■ Aim of the task ■
The lines from the beginning of the records below through the one holding "tick_labels = [str(v) for v in reach]" are to be copied exactly; leave the pictures out.

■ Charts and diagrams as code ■
[Begin]

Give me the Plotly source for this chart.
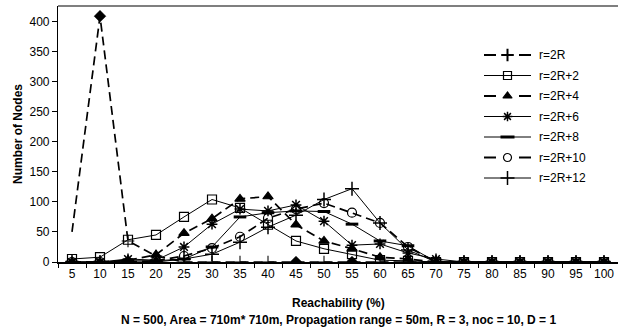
import plotly.graph_objects as go

reach = [5, 10, 15, 20, 25, 30, 35, 40, 45, 50, 55, 60, 65, 70, 75, 80, 85, 90, 95, 100]
tick_labels = [str(v) for v in reach]

r2R   = [50, 409, 35, 10, 0, 0, 0, 0, 0, 0, 0, 0, 0, 0, 0, 0, 0, 0, 0, 0]
r2R2  = [5, 8, 37, 45, 75, 104, 90, 62, 35, 22, 13, 3, 2, 0, 0, 0, 0, 0, 0, 0]
r2R4  = [0, 0, 3, 12, 48, 72, 105, 109, 62, 35, 22, 8, 5, 0, 0, 0, 0, 0, 0, 0]
r2R6  = [0, 0, 5, 3, 25, 63, 88, 85, 95, 68, 28, 30, 15, 5, 0, 0, 0, 0, 0, 0]
r2R8  = [0, 0, 2, 2, 5, 25, 75, 82, 85, 84, 63, 35, 27, 0, 0, 0, 0, 0, 0, 0]
r2R10 = [0, 0, 0, 2, 10, 23, 42, 73, 88, 98, 82, 65, 25, 0, 0, 0, 0, 0, 0, 0]
r2R12 = [0, 0, 0, 0, 5, 13, 33, 58, 78, 104, 122, 65, 20, 0, 0, 0, 0, 0, 0, 0]

series_names = ["r=2R", "r=2R+2", "r=2R+4", "r=2R+6", "r=2R+8", "r=2R+10", "r=2R+12"]
series_vals = [r2R, r2R2, r2R4, r2R6, r2R8, r2R10, r2R12]

# r=2R: plus markers, with a few points drawn as diamonds (as in the original)
diamond_pts = [10, 45, 55]
r2R_sizes = [0 if (v == 5 or v in diamond_pts) else 9 for v in reach]

DASH = "9px,5px"
styles = [
    dict(dashed=True, symbol="cross-thin-open", size=r2R_sizes, lsym="cross-thin-open", lsize=9),
    dict(dashed=False, symbol="square-open", size=9, lsym="square-open", lsize=8),
    dict(dashed=True, symbol="triangle-up", size=9, lsym="triangle-up", lsize=8),
    dict(dashed=False, symbol="asterisk-open", size=9, lsym="asterisk-open", lsize=8),
    dict(dashed=False, symbol="line-ew-open", size=9, lsym="line-ew-open", lsize=10),
    dict(dashed=True, symbol="circle-open", size=9, lsym="circle-open", lsize=8),
    dict(dashed=False, symbol="cross-thin-open", size=10, lsym="cross-thin-open", lsize=10),
]

def mline_w(sym):
    if sym == "line-ew-open":
        return 3
    if sym in ("asterisk-open", "cross-thin-open"):
        return 1.5
    return 1.2

fig = go.Figure()
for i, (name, vals, st) in enumerate(zip(series_names, series_vals, styles)):
    fig.add_trace(go.Scatter(
        x=reach, y=vals, name=name, mode="lines+markers", showlegend=False,
        line=dict(color="black", width=1.7 if st["dashed"] else 1,
                  dash=DASH if st["dashed"] else "solid"),
        marker=dict(symbol=st["symbol"], size=st["size"], color="black",
                    line=dict(color="black", width=mline_w(st["symbol"]))),
    ))
    if i == 0:
        dx = [x for x in reach if x in diamond_pts]
        dy = [y for x, y in zip(reach, vals) if x in diamond_pts]
        fig.add_trace(go.Scatter(
            x=dx, y=dy, mode="markers", showlegend=False,
            marker=dict(symbol="diamond", size=9, color="black", opacity=1,
                        line=dict(color="black", width=0.5)),
        ))

# ---- hand-made legend (decoration) on an overlay axis measured in pixels ----
PW, PH = 560, 256          # plot area size in px
LX0, LX1 = 426, 473        # legend sample line extent (px from plot left)
LXM = (LX0 + LX1) / 2
ROW0, ROWSTEP = 207, 20.5  # first row (px from plot bottom), row step
annotations = []
for i, (name, st) in enumerate(zip(series_names, styles)):
    yy = ROW0 - i * ROWSTEP
    if st["dashed"]:
        segs = [(LX0, LX0 + 12), (LX1 - 12, LX1)]
        lw = 2
    else:
        segs = [(LX0, LX1)]
        lw = 1
    for a, b in segs:
        fig.add_trace(go.Scatter(x=[a, b], y=[yy, yy], mode="lines", xaxis="x2", yaxis="y2",
                                 line=dict(color="black", width=lw), showlegend=False,
                                 hoverinfo="skip"))
    lw_m = 2 if i == 0 else mline_w(st["lsym"])
    fig.add_trace(go.Scatter(x=[LXM], y=[yy], mode="markers", xaxis="x2", yaxis="y2",
                             marker=dict(symbol=st["lsym"], size=st["lsize"], color="black",
                                         line=dict(color="black", width=lw_m)),
                             showlegend=False, hoverinfo="skip"))
    annotations.append(dict(text=name, xref="x2", yref="y2", x=LX1 + 6, y=yy,
                            xanchor="left", yanchor="middle", showarrow=False,
                            font=dict(size=12)))

font_family = "Liberation Sans, Arial, sans-serif"

annotations += [
    dict(text="<b>Reachability (%)</b>", xref="paper", yref="paper", x=0.5, y=0,
         yanchor="middle", yshift=-41, showarrow=False, font=dict(size=12)),
    dict(text="<b>N = 500, Area = 710m* 710m, Propagation range = 50m, R = 3, noc = 10, D = 1</b>",
         xref="paper", yref="paper", x=0.5, y=0, yanchor="middle", yshift=-58,
         showarrow=False, font=dict(size=12)),
    dict(text="<b>Number of Nodes</b>", xref="paper", yref="paper", x=0, y=0.5,
         xanchor="center", yanchor="middle", xshift=-40, textangle=-90,
         showarrow=False, font=dict(size=12)),
]

fig.update_layout(
    width=618, height=331,
    margin=dict(l=58, r=0, t=6, b=69),
    paper_bgcolor="white", plot_bgcolor="white",
    font=dict(family=font_family, size=12, color="black"),
    showlegend=False,
    xaxis=dict(range=[2.5, 102.5], tickmode="array", tickvals=reach, ticktext=tick_labels,
               showline=True, linecolor="black", linewidth=1.5, mirror=False,
               ticks="", ticklen=4,
               minor=dict(tickmode="array", tickvals=[v + 2.5 for v in reach[:-1]] + [2.5],
                          ticks="outside", ticklen=4, tickcolor="black"),
               showgrid=False, zeroline=False, tickfont=dict(size=12)),
    yaxis=dict(range=[0, 426], tickmode="array", tickvals=list(range(0, 401, 50)),
               showline=True, linecolor="black", linewidth=1.2,
               ticks="outside", ticklen=5, tickcolor="black",
               showgrid=False, zeroline=False, tickfont=dict(size=12)),
    xaxis2=dict(overlaying="x", range=[0, PW], visible=False, fixedrange=True),
    yaxis2=dict(overlaying="y", range=[0, PH], visible=False, fixedrange=True),
    annotations=annotations,
    shapes=[dict(type="line", xref="paper", yref="paper", x0=0, x1=1, y0=1, y1=1,
                 line=dict(color="black", width=1.2))],
)

fig.write_html("out.html")
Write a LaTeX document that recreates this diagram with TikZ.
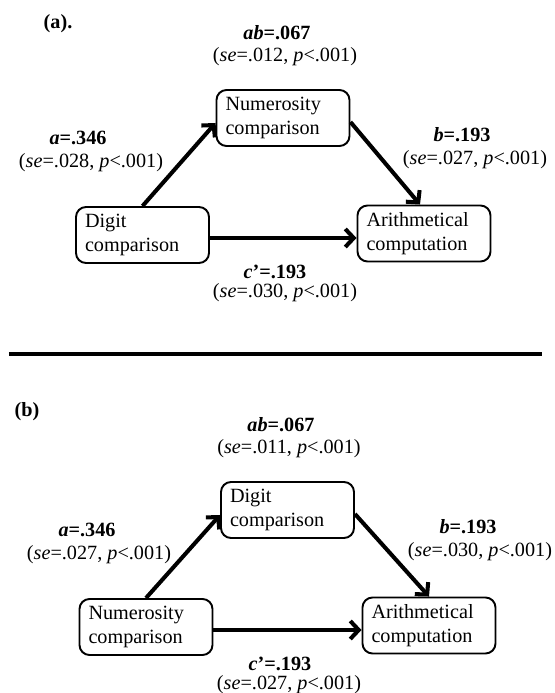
\documentclass[tikz,border=0pt]{standalone}
\usepackage{fontspec}
\setmainfont{Liberation Serif}
\usetikzlibrary{arrows.meta}

\tikzset{
  varbox/.style={draw, line width=1.1pt, rounded corners=0.2cm, align=left,
    text width=2.30cm, inner xsep=0.18cm, minimum height=1.12cm,
    font=\fontsize{11.5}{13.5}\selectfont},
  effarrow/.style={line width=2.3pt, -{Straight Barb[length=0.17cm,width=0.36cm]}},
  coef/.style={inner sep=0pt, font=\fontsize{11.5}{13.5}\selectfont\bfseries},
  stat/.style={inner sep=0pt, font=\fontsize{11.5}{13.5}\selectfont}
}

\begin{document}
\begin{tikzpicture}[x=1cm,y=1cm]
  \useasboundingbox (0,0) rectangle (11.08,13.86);
  % Panel (a): digit comparison predicts arithmetic via numerosity.
  \node[coef] (taga) at (1.16,13.38) {(a).};
  \node[varbox] (numa) at (5.66,11.50) {Numerosity\\comparison};
  \node[varbox] (diga) at (2.85,9.16) {Digit\\comparison};
  \node[varbox] (arta) at (8.48,9.19) {Arithmetical\\computation};
  \draw[effarrow] (diga.north) -- ([yshift=-0.1cm]numa.west);
  \draw[effarrow] ([yshift=-0.08cm]numa.east) -- ([xshift=-0.08cm]arta.north);
  \draw[effarrow] ([yshift=-0.06cm]diga.east) -- ([yshift=-0.06cm]diga.east -| arta.west);
  \node[coef] (abcoefa) at (5.54,13.20) {\textit{ab}=.067};
  \node[stat] (abstata) at (5.70,12.72) {(\textit{se}=.012, \textit{p}<.001)};
  \node[coef] (acoefa) at (1.56,11.10) {\textit{a}=.346};
  \node[stat] (astata) at (1.82,10.60) {(\textit{se}=.028, \textit{p}<.001)};
  \node[coef] (bcoefa) at (9.24,11.16) {\textit{b}=.193};
  \node[stat] (bstata) at (9.50,10.66) {(\textit{se}=.027, \textit{p}<.001)};
  \node[coef] (ccoefa) at (5.50,8.42) {\textit{c}’=.193};
  \node[stat] (cstata) at (5.70,8.00) {(\textit{se}=.030, \textit{p}<.001)};
  % Rule between the panels.
  \draw[line width=2.8pt] (0.18,6.78) -- (10.84,6.78);
  % Panel (b): the two comparison tasks swap roles.
  \node[coef] (tagb) at (0.54,5.62) {(b)};
  \node[varbox] (digb) at (5.75,3.66) {Digit\\comparison};
  \node[varbox] (numb) at (2.92,1.32) {Numerosity\\comparison};
  \node[varbox] (artb) at (8.58,1.35) {Arithmetical\\computation};
  \draw[effarrow] (numb.north) -- ([yshift=-0.1cm]digb.west);
  \draw[effarrow] ([yshift=-0.08cm]digb.east) -- (artb.north);
  \draw[effarrow] ([yshift=-0.06cm]numb.east) -- ([yshift=-0.06cm]numb.east -| artb.west);
  \node[coef] (abcoefb) at (5.62,5.36) {\textit{ab}=.067};
  \node[stat] (abstatb) at (5.78,4.88) {(\textit{se}=.011, \textit{p}<.001)};
  \node[coef] (acoefb) at (1.74,3.26) {\textit{a}=.346};
  \node[stat] (astatb) at (1.98,2.76) {(\textit{se}=.027, \textit{p}<.001)};
  \node[coef] (bcoefb) at (9.36,3.32) {\textit{b}=.193};
  \node[stat] (bstatb) at (9.60,2.82) {(\textit{se}=.030, \textit{p}<.001)};
  \node[coef] (ccoefb) at (5.60,0.58) {\textit{c}’=.193};
  \node[stat] (cstatb) at (5.78,0.16) {(\textit{se}=.027, \textit{p}<.001)};
\end{tikzpicture}
\end{document}
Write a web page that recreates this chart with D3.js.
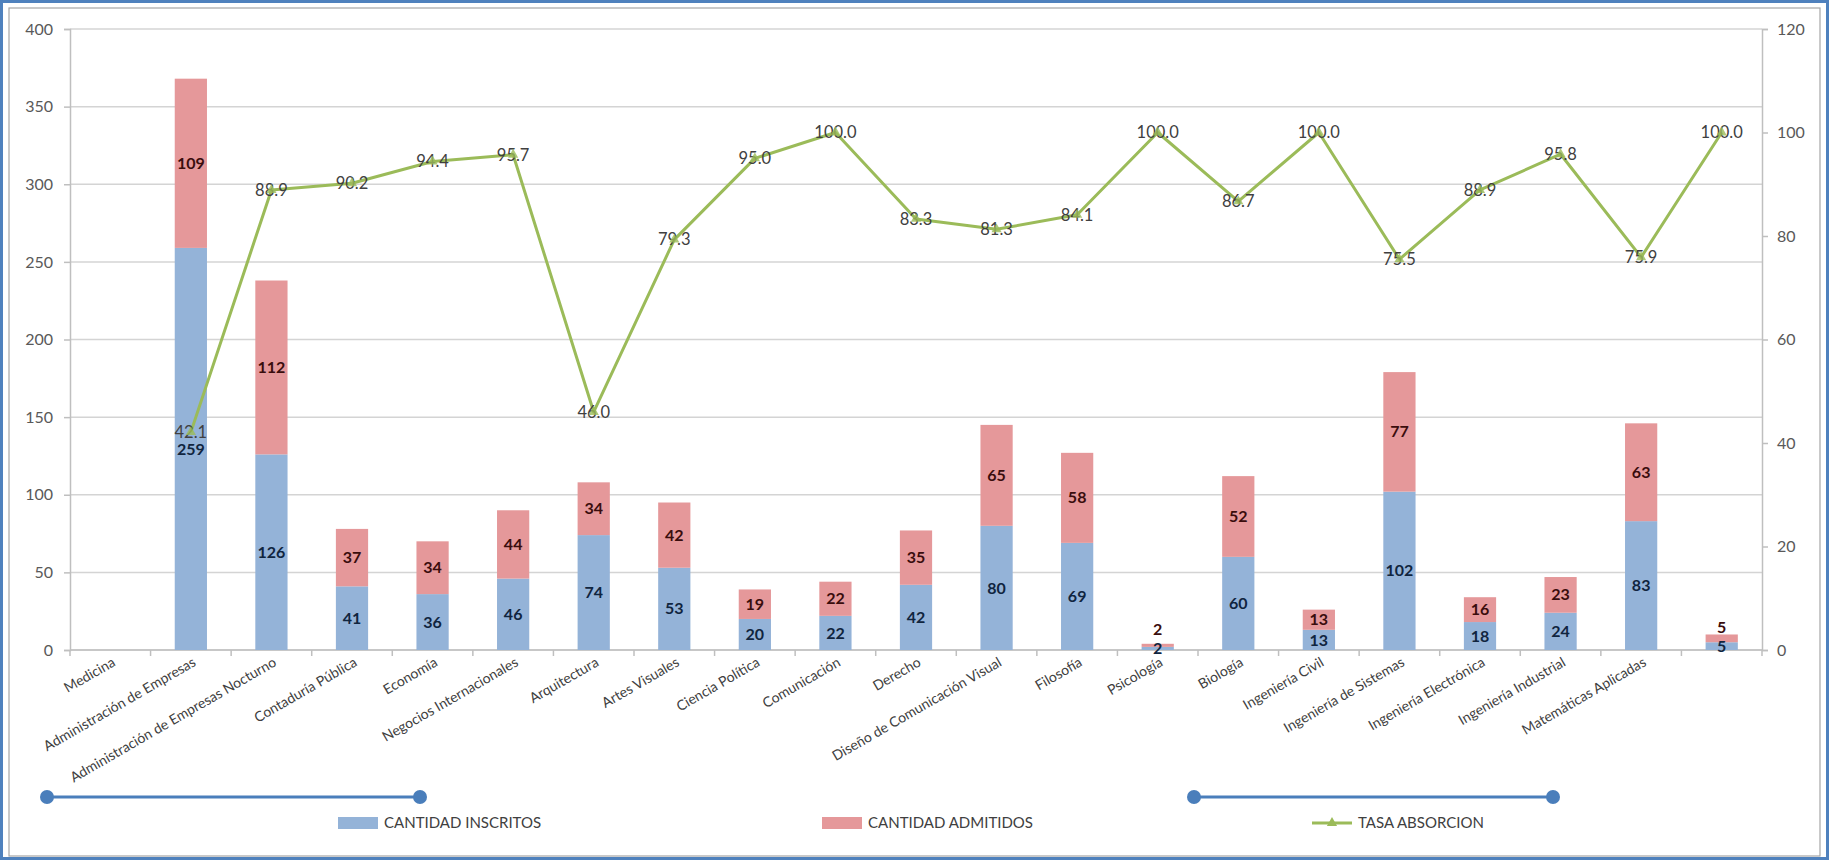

[End]

■ Response ■
Give me the Plotly source for this chart.
import plotly.graph_objects as go

reach = [5, 10, 15, 20, 25, 30, 35, 40, 45, 50, 55, 60, 65, 70, 75, 80, 85, 90, 95, 100]
tick_labels = [str(v) for v in reach]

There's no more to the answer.